Levitzki was to enter the recording studio once more in his short life. In May 1938 he recorded two of his compositions for Victor in their New York Studio 3. The Waltz in A major, Op. 2, is given a rather routine performance with a few finger slips (Levitzki must have played it hundreds of times), but the Arabesque valsante is far more persuasive with its charming minor-key melancholy. Levitzki was dead less than three years later at the age of 42.

The last decade of Levitzki’s life was mainly spent performing in America. There are some surviving radio broadcasts of his performances, and generally he played repertoire for which he was known, often Chopin, Liszt and Levitzki, but in 1935 he played the Scherzo from the Piano Concerto No. 2 in G minor, Op. 22, by Saint- Saëns. During the same month he performed this concerto with the Cleveland Orchestra, and in the late 1930s continued to collaborate with artists of the stature of John Barbirolli and the New York Philharmonic Orchestra.

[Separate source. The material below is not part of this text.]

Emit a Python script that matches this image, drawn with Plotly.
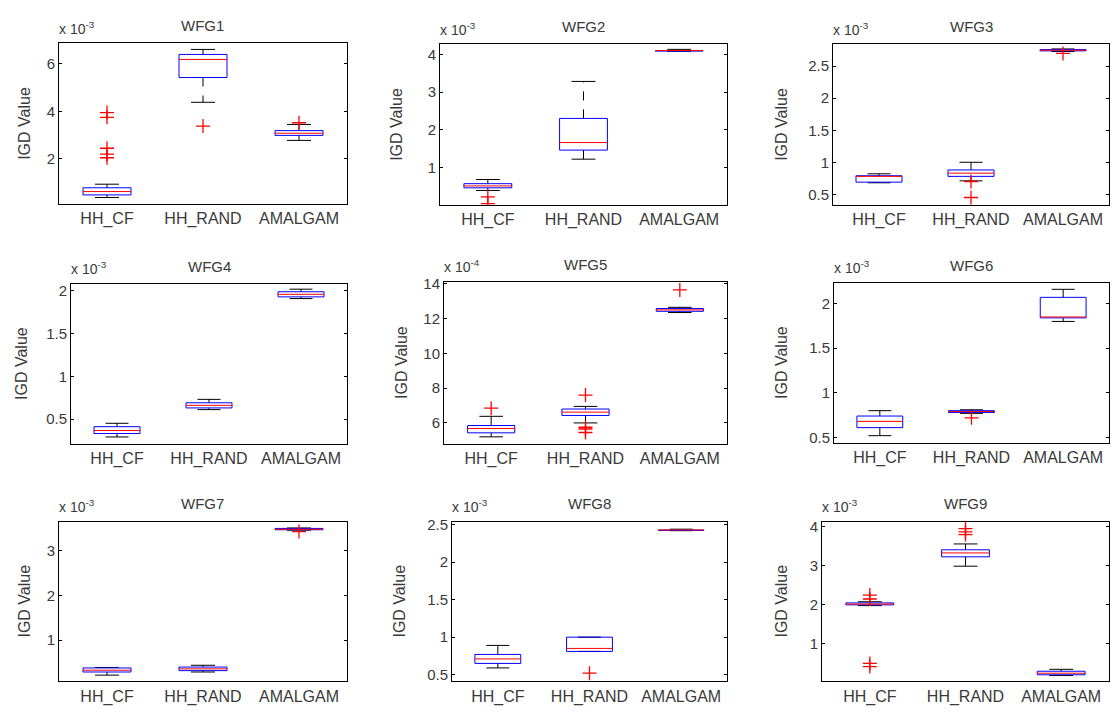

In 1937 Levitzki played Beethoven’s Piano Concerto No. 2 in B flat, Op. 19, and Mozart’s Piano Concerto in A major, K. 488, with Leon Barzin, and in December of the same year he played Schubert’s Piano Trio in E flat with the Musical Art Quartet at New York’s Town Hall, and the following week participated in an evening of Brahms’s chamber music.

Although his career abroad may have slowed during the mid-1930s he was still popular in America, and when he died Abram Chasins wrote, ‘He was a vibrant master workman; everything was pure radiance; every note shone like a sunbeam’.